We sat and marvelled at the elegant tracery over the cathedral entrance, every loop rendered in stone. Over the sound of children playing and parents shouting and hawkers selling, an old man with a guitar was singing love songs in a warbly old-man’s vibrato. I watched a boy of about six bouncing a soccer ball with his feet and knees, the ball never once touching the ground. It was a thing to behold. After a full three minutes of this, the boy tapped a pass sideways with his heel. His little sister, all of four, muffed the pass. He glared at her with disdain. But then dad, with a cigarette clamped to his mouth and wearing a vintage Stones t-shirt, stepped in to play with both and keep the peace.

On the second day in Barcelona, we saw a green-painted recycling truck stop in a narrow street to pick up piles of clear bags and stacks of cardboard. One of the green-suited sanitary workers was a young woman with a thick blonde braid halfway down her back. She wore designer glasses, lipstick and pearl earrings. She would have turned heads anywhere, except in Europe.

A fancy hotel near La Pedrera.

On the second day here, at breakfast in this aggressivelyh British-themed restaurant, we learned the queen had died.

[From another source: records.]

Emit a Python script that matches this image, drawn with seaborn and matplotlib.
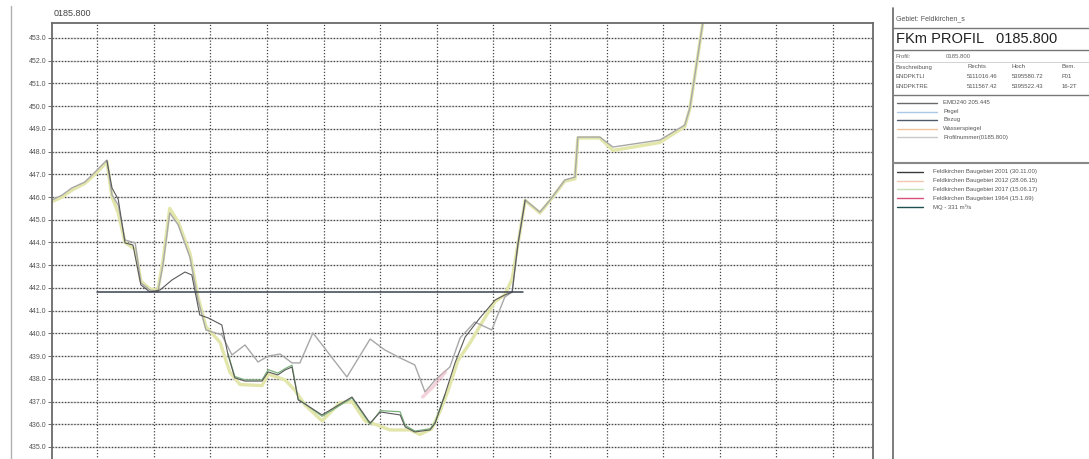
import matplotlib
matplotlib.use("Agg")
import matplotlib.pyplot as plt
from matplotlib.lines import Line2D
import seaborn as sns
import numpy as np

gray_x = [0.0, 1.8, 3.5, 5.8, 7.6, 9.7, 10.6, 11.7, 12.9, 14.7, 15.7, 17.3, 18.7, 19.6, 20.8, 22.3,
          24.4, 25.8, 27.2, 30.0, 31.8, 34.1, 36.4, 38.2, 40.3, 42.4, 43.8, 46.1, 49.1, 52.1, 56.2,
          58.8, 61.5, 64.1, 65.9, 67.7, 70.3, 72.1, 74.7, 77.7, 80.0, 81.3, 82.3, 83.6, 86.2, 88.0,
          90.6, 92.4, 92.9, 96.8, 99.1, 107.4, 111.8, 112.7, 115.0]
gray_y = [445.87, 446.09, 446.40, 446.66, 447.10, 447.63, 446.09, 445.65, 444.11, 443.98, 442.22,
          441.91, 441.82, 443.01, 445.30, 444.77, 443.32, 441.47, 440.15, 439.93, 439.05, 439.49,
          438.74, 439.00, 439.09, 438.70, 438.70, 440.02, 439.05, 438.08, 439.75, 439.27, 438.92,
          438.61, 437.42, 437.95, 438.52, 439.80, 440.50, 440.15, 441.60, 441.82, 443.89, 445.87,
          445.34, 445.87, 446.75, 446.88, 448.64, 448.64, 448.20, 448.51, 449.17, 449.92, 453.70]

yellow_x = [0.0, 1.8, 3.5, 5.8, 7.6, 9.7, 10.6, 11.7, 12.9, 14.7, 15.7, 17.3, 18.7, 19.6, 20.8, 22.3,
            24.4, 25.8, 27.2, 29.7, 31.4, 33.2, 37.1, 38.2, 41.2, 42.9, 44.7, 47.7, 50.9, 53.0, 55.3,
            57.6, 59.7, 63.3, 65.0, 67.1, 68.6, 70.0, 71.7, 73.9, 76.5, 78.3, 80.0, 81.3, 82.3, 83.6,
            86.2, 88.0, 90.6, 92.4, 92.9, 96.8, 99.1, 107.4, 111.8, 112.7, 115.0]
yellow_y = [445.80, 446.00, 446.30, 446.60, 447.00, 447.55, 446.00, 445.30, 444.00, 443.70, 442.30,
            441.95, 441.90, 443.20, 445.50, 444.90, 443.50, 441.60, 440.30, 439.60, 438.30, 437.75,
            437.70, 438.20, 437.95, 437.50, 436.85, 436.15, 436.95, 437.00, 436.15, 435.95, 435.75,
            435.75, 435.55, 435.80, 436.60, 437.50, 438.80, 439.60, 440.70, 441.40, 441.70, 442.40,
            443.90, 445.85, 445.30, 445.85, 446.70, 446.80, 448.60, 448.60, 448.05, 448.40, 449.10,
            449.90, 453.70]

dark_x = [9.7, 10.6, 11.7, 12.9, 14.3, 15.7, 17.3, 19.1, 21.2, 23.5, 24.7, 26.1, 27.6, 30.0, 31.1,
          32.3, 34.1, 37.1, 38.2, 39.9, 41.2, 42.4, 43.5, 44.7, 47.7, 53.0, 56.2, 58.0, 61.5, 62.4,
          64.1, 66.8, 67.7, 69.4, 71.2, 73.0, 75.6, 78.3, 80.0, 81.3, 82.3, 83.6]
dark_y = [447.60, 446.40, 445.90, 443.98, 443.89, 442.13, 441.82, 441.91, 442.35, 442.70, 442.57,
          440.81, 440.68, 440.37, 439.05, 438.04, 437.90, 437.90, 438.30, 438.17, 438.39, 438.52,
          437.07, 436.89, 436.41, 437.20, 436.05, 436.54, 436.41, 435.88, 435.66, 435.75, 436.05,
          437.29, 438.70, 439.84, 440.68, 441.47, 441.69, 441.82, 443.89, 445.87]

green_x = [31.1, 32.3, 34.1, 37.1, 38.2, 39.9, 41.2, 42.4, 43.5, 44.7, 47.7, 53.0, 56.2, 58.0, 61.5,
           62.4, 64.1, 66.8, 67.7, 69.4]
green_y = [439.10, 438.10, 437.95, 437.95, 438.40, 438.25, 438.45, 438.60, 437.10, 436.90, 436.35,
           437.15, 436.00, 436.60, 436.55, 435.95, 435.70, 435.80, 436.10, 437.30]

pink_x = [65.5, 67.5, 69.5]
pink_y = [437.20, 437.70, 438.30]

mq_x = [8.0, 83.2]
mq_y = [441.82, 441.82]

y_ticks = np.arange(435, 454, 1.0)
x_grid = np.arange(8, 140, 10)

legend1 = ["EMD240 205.445", "Pegel", "Bezug", "Wasserspiegel", "Profilnummer(0185.800)"]
legend1_colors = ["#6a6a6a", "#a9c9e6", "#4f5a6a", "#f0c49a", "#c9c9c9"]
legend2 = ["Feldkirchen Baugebiet 2001 (30.11.00)", "Feldkirchen Baugebiet 2012 (28.06.15)",
           "Feldkirchen Baugebiet 2017 (15.06.17)", "Feldkirchen Baugebiet 1964 (15.1.69)",
           "MQ - 331 m³/s"]
legend2_colors = ["#3a3a3a", "#f2c6b2", "#c2e3b8", "#d8507a", "#1f4f4f"]

sns.set_theme(style="white")
plt.rcParams["font.family"] = ["Liberation Sans", "DejaVu Sans"]

W, H = 1089, 459
fig = plt.figure(figsize=(W / 100, H / 100), dpi=100)


def fx(p):
    return p / W


def fy(p):
    return 1 - p / H


# main axis: bottom runs off the lower edge of the sheet
ax = fig.add_axes([fx(52), fy(492.4), fx(873 - 52), (492.4 - 23) / H])
ax.set_xlim(0, 145.05)
ax.set_ylim(433.0, 453.66)

for y in y_ticks:
    ax.axhline(y, color="#d2d2d2", lw=1.0, zorder=0)
ax.set_yticks(y_ticks)
ax.set_yticklabels([f"{v:.1f}" for v in y_ticks])
ax.set_xticks(x_grid)
ax.grid(True, color="#444444", linestyle=(0, (1, 1.5)), linewidth=0.9)
ax.tick_params(axis="y", labelsize=5, labelcolor="#555555", length=3, width=0.6,
               color="#555555", pad=1, left=True)
ax.tick_params(axis="x", labelbottom=False, bottom=False)
for s in ["left", "top", "right"]:
    ax.spines[s].set_color("#6a6a6a")
    ax.spines[s].set_linewidth(1.3)

sns.lineplot(x=yellow_x, y=yellow_y, ax=ax, color="#e3e6aa", linewidth=2.4, sort=False, estimator=None)
sns.lineplot(x=gray_x, y=gray_y, ax=ax, color="#a8a8a8", linewidth=1.0, sort=False, estimator=None)
sns.lineplot(x=green_x, y=green_y, ax=ax, color="#7cb27e", linewidth=0.9, sort=False, estimator=None)
sns.lineplot(x=dark_x, y=dark_y, ax=ax, color="#5a5a5a", linewidth=0.8, sort=False, estimator=None)
sns.lineplot(x=pink_x, y=pink_y, ax=ax, color="#eab0be", linewidth=2.5, alpha=0.55, sort=False, estimator=None)
sns.lineplot(x=mq_x, y=mq_y, ax=ax, color="#3b4250", linewidth=1.1, sort=False, estimator=None)

fig.text(fx(54), fy(13), "0185.800", fontsize=6.5, color="#444444", va="center")

# frame lines of the sheet
fig.add_artist(Line2D([fx(11), fx(11)], [0, fy(6)], color="#b0b0b0", lw=1.0))
fig.add_artist(Line2D([fx(893), fx(893)], [0, fy(8)], color="#666666", lw=1.2))
for yy, c, lw in [(28, "#777777", 1.0), (50, "#777777", 1.0), (62, "#cccccc", 0.6),
                  (95, "#777777", 1.0), (163, "#888888", 1.5)]:
    fig.add_artist(Line2D([fx(893), 1], [fy(yy), fy(yy)], color=c, lw=lw))

# title block
fig.text(fx(896), fy(19), "Gebiet: Feldkirchen_s", fontsize=5, color="#555555", va="center")
fig.text(fx(896), fy(39), "FKm PROFIL   0185.800", fontsize=10.5, color="#222222", va="center")
fig.text(fx(896), fy(57), "Profil:", fontsize=4.3, color="#666666", va="center")
fig.text(fx(946), fy(57), "0185.800", fontsize=4.3, color="#666666", va="center")
rows = [("Beschreibung", "Rechts", "Hoch", "Bem."),
        ("ENDPKTLI", "5111016.46", "5395580.72", "F01"),
        ("ENDPKTRE", "5111567.42", "5395522.43", "16-2T")]
for i, row in enumerate(rows):
    yy = fy(67 + i * 9.5)
    fig.text(fx(896), yy, row[0], fontsize=4.3, color="#555555", va="center")
    fig.text(fx(967), yy, row[1], fontsize=4.3, color="#555555", va="center")
    fig.text(fx(1012), yy, row[2], fontsize=4.3, color="#555555", va="center")
    fig.text(fx(1062), yy, row[3], fontsize=4.3, color="#555555", va="center")

for i, (lab, col) in enumerate(zip(legend1, legend1_colors)):
    yy = fy(103 + i * 8.5)
    fig.add_artist(Line2D([fx(897), fx(937)], [yy, yy], color=col, lw=1.0))
    fig.text(fx(943), yy, lab, fontsize=4.3, color="#555555", va="center")

for i, (lab, col) in enumerate(zip(legend2, legend2_colors)):
    yy = fy(172 + i * 8.7)
    fig.add_artist(Line2D([fx(897), fx(923)], [yy, yy], color=col, lw=1.0))
    fig.text(fx(933), yy, lab, fontsize=4.3, color="#555555", va="center")

fig.savefig("out.png", dpi=100, facecolor="white")
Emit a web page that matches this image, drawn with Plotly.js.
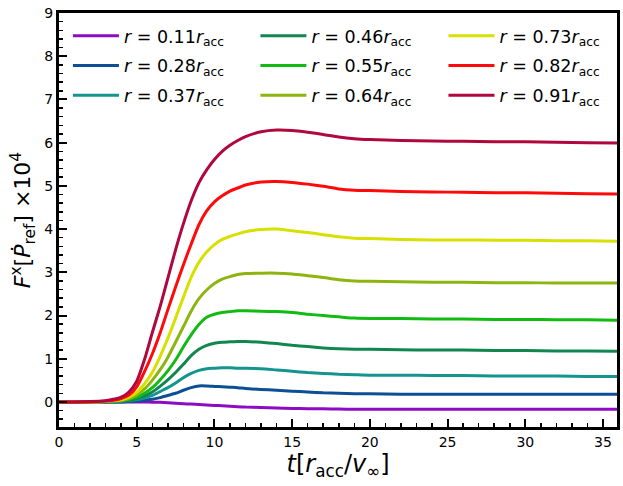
<!DOCTYPE html>
<html>
<head>
<meta charset="utf-8">
<script src="https://cdn.plot.ly/plotly-3.0.1.min.js"></script>
<style>
  body { margin: 0; background: #fff; }
  #chart { width: 623px; height: 486px; }
</style>
</head>
<body>
<div id="chart"></div>
<script>
var tempo = [0, 1, 2, 3, 3.5, 4, 4.5, 5, 5.5, 6, 6.5, 7, 7.5, 8, 8.5, 9, 9.5, 10, 10.5, 11, 11.5, 12,
             13, 14, 15, 16, 17, 18, 19, 20, 22, 24, 26, 28, 30, 32, 34, 35.9];

var raggi = ["0.11", "0.28", "0.37", "0.46", "0.55", "0.64", "0.73", "0.82", "0.91"];
var colori = ["#8e0bc4", "#0d4f94", "#14948f", "#11874f", "#12bb12", "#8db510", "#d8e000", "#ff0a0a", "#b0073e"];

var f011 = [0, 0, 0, 0, 0, 0, 0, 0, 0, -0.005, -0.01, -0.02, -0.03, -0.04, -0.05, -0.06, -0.07, -0.08, -0.09, -0.1, -0.11, -0.12,
            -0.13, -0.14, -0.15, -0.155, -0.16, -0.165, -0.17, -0.17, -0.17, -0.17, -0.17, -0.17, -0.17, -0.17, -0.17, -0.17];
var f028 = [0, 0, 0, 0, 0, 0, 0.01, 0.02, 0.04, 0.06, 0.1, 0.15, 0.2, 0.27, 0.33, 0.37, 0.37, 0.36, 0.35, 0.34, 0.33, 0.31,
            0.29, 0.27, 0.25, 0.23, 0.21, 0.2, 0.19, 0.19, 0.18, 0.18, 0.18, 0.18, 0.18, 0.18, 0.18, 0.18];
var f037 = [0, 0, 0, 0, 0, 0.01, 0.03, 0.05, 0.09, 0.15, 0.24, 0.33, 0.44, 0.56, 0.66, 0.73, 0.77, 0.78, 0.79, 0.79, 0.78, 0.78,
            0.77, 0.74, 0.71, 0.68, 0.66, 0.64, 0.63, 0.62, 0.62, 0.61, 0.61, 0.6, 0.6, 0.6, 0.59, 0.59];
var f046 = [0, 0, 0, 0, 0.01, 0.02, 0.04, 0.08, 0.14, 0.23, 0.36, 0.51, 0.68, 0.87, 1.07, 1.22, 1.31, 1.36, 1.38, 1.39, 1.4, 1.4,
            1.38, 1.35, 1.31, 1.28, 1.25, 1.23, 1.22, 1.22, 1.21, 1.2, 1.2, 1.19, 1.19, 1.18, 1.18, 1.17];
var f055 = [0, 0, 0, 0.01, 0.02, 0.03, 0.06, 0.11, 0.2, 0.33, 0.51, 0.72, 0.97, 1.27, 1.55, 1.79, 1.96, 2.03, 2.07, 2.09, 2.11, 2.11,
            2.1, 2.09, 2.07, 2.03, 2.0, 1.97, 1.94, 1.93, 1.93, 1.92, 1.92, 1.91, 1.91, 1.9, 1.9, 1.89];
var f064 = [0, 0, 0, 0.01, 0.02, 0.04, 0.08, 0.16, 0.3, 0.5, 0.74, 1.03, 1.38, 1.74, 2.1, 2.39, 2.59, 2.74, 2.84, 2.9, 2.95, 2.97,
            2.98, 2.98, 2.96, 2.92, 2.88, 2.83, 2.8, 2.79, 2.78, 2.77, 2.77, 2.76, 2.76, 2.75, 2.75, 2.75];
var f073 = [0, 0, 0, 0.01, 0.03, 0.05, 0.11, 0.22, 0.42, 0.68, 1.05, 1.47, 1.94, 2.42, 2.88, 3.23, 3.47, 3.64, 3.76, 3.83, 3.89, 3.94,
            3.99, 4.0, 3.96, 3.92, 3.87, 3.82, 3.79, 3.78, 3.76, 3.75, 3.75, 3.74, 3.74, 3.73, 3.73, 3.72];
var f082 = [0, 0, 0, 0.02, 0.04, 0.08, 0.16, 0.35, 0.7, 1.11, 1.59, 2.13, 2.66, 3.17, 3.65, 4.1, 4.42, 4.63, 4.77, 4.88, 4.95, 5.02,
            5.09, 5.1, 5.08, 5.04, 4.99, 4.93, 4.9, 4.89, 4.87, 4.86, 4.85, 4.84, 4.84, 4.83, 4.82, 4.81];
var f091 = [0, 0, 0.01, 0.03, 0.06, 0.11, 0.23, 0.48, 0.98, 1.6, 2.2, 2.86, 3.52, 4.12, 4.65, 5.07, 5.37, 5.61, 5.8, 5.94, 6.05, 6.14,
            6.25, 6.29, 6.28, 6.24, 6.19, 6.13, 6.09, 6.07, 6.05, 6.04, 6.03, 6.02, 6.02, 6.01, 6.0, 5.99];

var serie = [f011, f028, f037, f046, f055, f064, f073, f082, f091];
var legende = ["legend", "legend", "legend", "legend2", "legend2", "legend2", "legend3", "legend3", "legend3"];

var font = "DejaVu Sans, sans-serif";

var data = [];
for (var i = 0; i < serie.length; i++) {
    data.push({
        x: tempo,
        y: serie[i],
        type: 'scatter',
        mode: 'lines',
        name: '<i>r</i> = ' + raggi[i] + '<i>r</i><sub>acc</sub>',
        legend: legende[i],
        legendgroup: 'g' + i,
        line: { color: colori[i], width: 3, shape: 'spline', smoothing: 0.6 }
    });
}

function leg(x) {
    return {
        x: x, y: 0.988, xanchor: 'left', yanchor: 'top',
        bgcolor: 'rgba(0,0,0,0)',
        font: { family: font, size: 17.5, color: '#000' },
        itemwidth: 46,
        tracegroupgap: 4
    };
}

var asse = {
    showgrid: false,
    zeroline: false,
    showline: true,
    linewidth: 3,
    linecolor: '#000',
    mirror: true,
    ticks: 'inside',
    ticklen: 8,
    tickwidth: 2,
    tickcolor: '#000',
    tickfont: { family: font, size: 14, color: '#000' }
};

var layout = {
    width: 623,
    height: 486,
    margin: { l: 59, r: 6, t: 13, b: 59 },
    paper_bgcolor: '#fff',
    plot_bgcolor: '#fff',
    showlegend: true,
    legend: leg(0.016),
    legend2: leg(0.352),
    legend3: leg(0.689),
    xaxis: Object.assign({}, asse, {
        range: [0, 35.9],
        dtick: 5,
        minor: { dtick: 1, ticks: 'inside', ticklen: 4, tickwidth: 1.5, tickcolor: '#000', showgrid: false },
        title: { text: '<i>t</i>[<i>r</i><sub>acc</sub>/<i>v</i><sub>∞</sub>]', font: { family: font, size: 24, color: '#000' }, standoff: 6 }
    }),
    yaxis: Object.assign({}, asse, {
        range: [-0.58, 9],
        dtick: 1,
        minor: { dtick: 0.2, ticks: 'inside', ticklen: 4, tickwidth: 1.5, tickcolor: '#000', showgrid: false },
        title: { text: '<i>F</i><sup>x</sup>[<i>P\u0307</i><sub>ref</sub>] \u00d710<sup>4</sup>', font: { family: font, size: 22, color: '#000' }, standoff: 8 }
    })
};

Plotly.newPlot('chart', data, layout, { displayModeBar: false, staticPlot: true });
</script>
</body>
</html>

3 thoughts on “Day three in Barcelona”

  1. So, how was the laminated creature?
    Terrific reportage Spyro. It reawakened my own memories of Barcelona! At that time there was a giant Corona billboard next to the Cathedral exclaiming “THIS IS LIVING.”
    Towards the end of that trip we did a walk in the lower Pyrenees that took us past a waterfall wall (hard to explain) that was, apparently, the inspiration forge facade of Gaudi’s La Pedrera. No crowds there. Just us.
    I’m so pleased to read your gems and see your photos again. So enjoyable, in every way!